▶ **INPUT MATERIAL**

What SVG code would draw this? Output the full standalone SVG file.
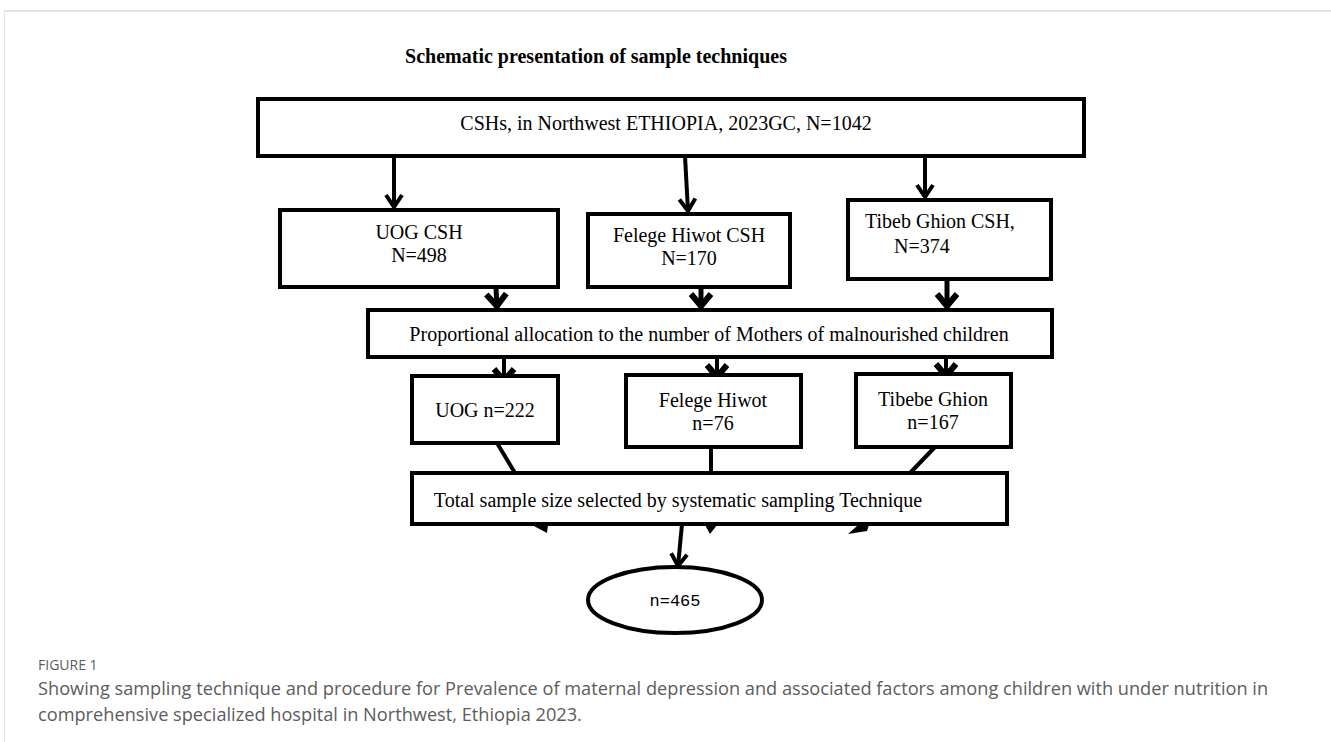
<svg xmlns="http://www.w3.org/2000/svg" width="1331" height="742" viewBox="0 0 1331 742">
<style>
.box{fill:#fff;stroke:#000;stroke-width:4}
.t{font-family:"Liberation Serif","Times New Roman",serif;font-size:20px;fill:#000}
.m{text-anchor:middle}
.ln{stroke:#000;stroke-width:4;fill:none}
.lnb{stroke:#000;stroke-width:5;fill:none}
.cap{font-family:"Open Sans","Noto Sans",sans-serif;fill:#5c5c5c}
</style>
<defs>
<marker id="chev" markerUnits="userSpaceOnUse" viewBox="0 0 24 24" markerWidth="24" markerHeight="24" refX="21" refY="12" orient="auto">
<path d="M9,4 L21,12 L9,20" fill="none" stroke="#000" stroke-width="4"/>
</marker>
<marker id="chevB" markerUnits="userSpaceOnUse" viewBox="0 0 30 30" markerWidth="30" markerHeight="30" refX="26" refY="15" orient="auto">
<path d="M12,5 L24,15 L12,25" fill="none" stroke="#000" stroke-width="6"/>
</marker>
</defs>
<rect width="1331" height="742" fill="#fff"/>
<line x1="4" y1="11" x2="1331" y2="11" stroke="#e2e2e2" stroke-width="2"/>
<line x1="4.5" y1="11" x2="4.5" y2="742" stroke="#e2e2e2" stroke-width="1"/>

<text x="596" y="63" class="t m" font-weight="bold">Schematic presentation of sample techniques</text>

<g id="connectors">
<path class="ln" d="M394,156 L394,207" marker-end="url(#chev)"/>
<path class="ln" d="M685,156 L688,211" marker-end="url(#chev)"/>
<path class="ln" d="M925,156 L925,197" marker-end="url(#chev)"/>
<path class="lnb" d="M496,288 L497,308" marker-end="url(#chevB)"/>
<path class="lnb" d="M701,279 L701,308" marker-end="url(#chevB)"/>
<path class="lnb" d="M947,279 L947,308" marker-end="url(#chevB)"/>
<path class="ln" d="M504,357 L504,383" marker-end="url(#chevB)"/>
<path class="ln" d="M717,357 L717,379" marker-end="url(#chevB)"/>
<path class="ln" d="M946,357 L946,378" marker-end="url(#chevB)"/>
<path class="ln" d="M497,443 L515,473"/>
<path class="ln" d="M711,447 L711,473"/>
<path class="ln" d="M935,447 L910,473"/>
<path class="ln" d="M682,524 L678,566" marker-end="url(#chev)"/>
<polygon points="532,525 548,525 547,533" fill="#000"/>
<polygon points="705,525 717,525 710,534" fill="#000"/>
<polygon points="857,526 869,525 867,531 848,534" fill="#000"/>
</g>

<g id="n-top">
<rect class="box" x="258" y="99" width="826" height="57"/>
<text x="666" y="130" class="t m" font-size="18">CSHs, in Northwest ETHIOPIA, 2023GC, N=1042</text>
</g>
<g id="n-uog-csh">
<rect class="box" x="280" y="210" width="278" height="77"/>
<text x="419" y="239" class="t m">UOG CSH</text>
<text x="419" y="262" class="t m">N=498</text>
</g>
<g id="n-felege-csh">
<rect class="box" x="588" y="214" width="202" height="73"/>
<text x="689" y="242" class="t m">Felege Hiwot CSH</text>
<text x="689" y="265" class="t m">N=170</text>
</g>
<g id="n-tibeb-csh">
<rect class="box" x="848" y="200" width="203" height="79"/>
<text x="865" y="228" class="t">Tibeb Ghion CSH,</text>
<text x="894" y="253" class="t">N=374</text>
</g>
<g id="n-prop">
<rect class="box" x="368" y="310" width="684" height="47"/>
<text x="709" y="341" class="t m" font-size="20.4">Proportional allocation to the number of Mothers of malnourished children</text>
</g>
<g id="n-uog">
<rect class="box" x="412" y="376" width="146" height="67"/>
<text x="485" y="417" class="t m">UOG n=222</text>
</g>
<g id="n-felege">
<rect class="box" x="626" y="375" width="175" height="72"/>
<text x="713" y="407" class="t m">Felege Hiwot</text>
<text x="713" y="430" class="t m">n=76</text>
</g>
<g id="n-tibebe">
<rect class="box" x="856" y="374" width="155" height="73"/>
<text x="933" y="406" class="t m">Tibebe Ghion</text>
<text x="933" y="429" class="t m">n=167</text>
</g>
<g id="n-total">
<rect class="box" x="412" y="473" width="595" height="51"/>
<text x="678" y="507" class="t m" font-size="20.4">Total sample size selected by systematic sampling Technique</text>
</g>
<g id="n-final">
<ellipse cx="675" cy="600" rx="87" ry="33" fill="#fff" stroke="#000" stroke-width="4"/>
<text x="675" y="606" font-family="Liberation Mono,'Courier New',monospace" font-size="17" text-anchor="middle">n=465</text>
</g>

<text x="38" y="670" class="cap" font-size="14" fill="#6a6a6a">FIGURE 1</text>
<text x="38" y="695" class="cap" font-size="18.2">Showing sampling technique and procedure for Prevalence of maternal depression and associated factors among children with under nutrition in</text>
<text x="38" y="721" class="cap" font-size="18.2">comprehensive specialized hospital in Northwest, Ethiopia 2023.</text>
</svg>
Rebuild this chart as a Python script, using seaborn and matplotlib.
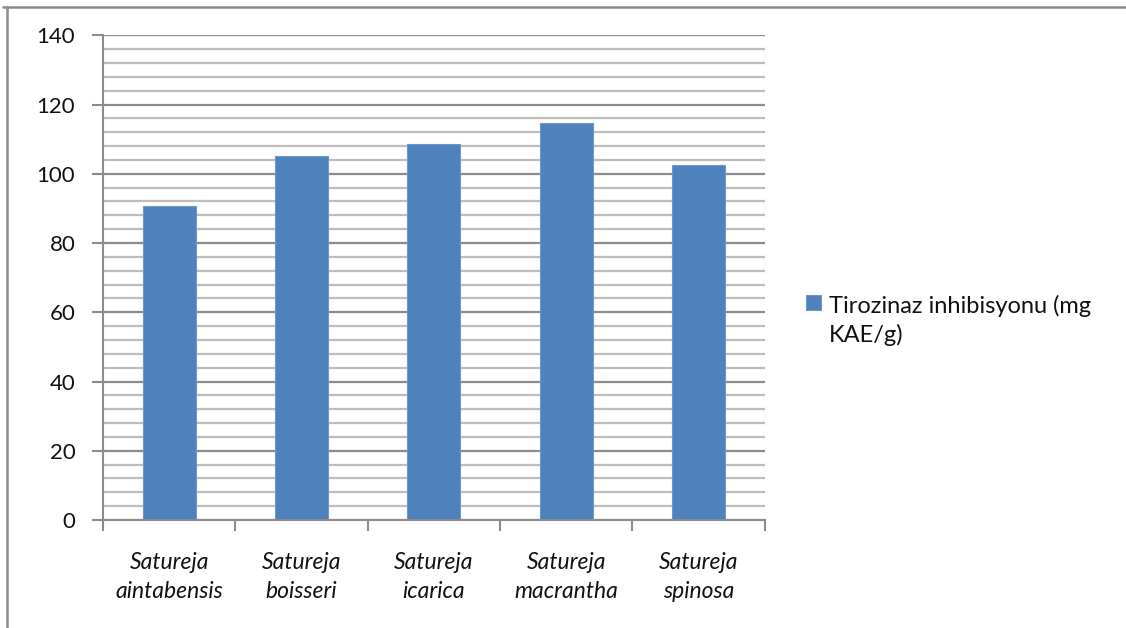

▶ **AIM OF THE TASK**
Each line with the string "this" in it needs to be found and copied.

▶ **CORRECT ANSWER**
What SVG code would draw this? Output the full standalone SVG file.
Rebuild this chart as a Python script, using seaborn and matplotlib.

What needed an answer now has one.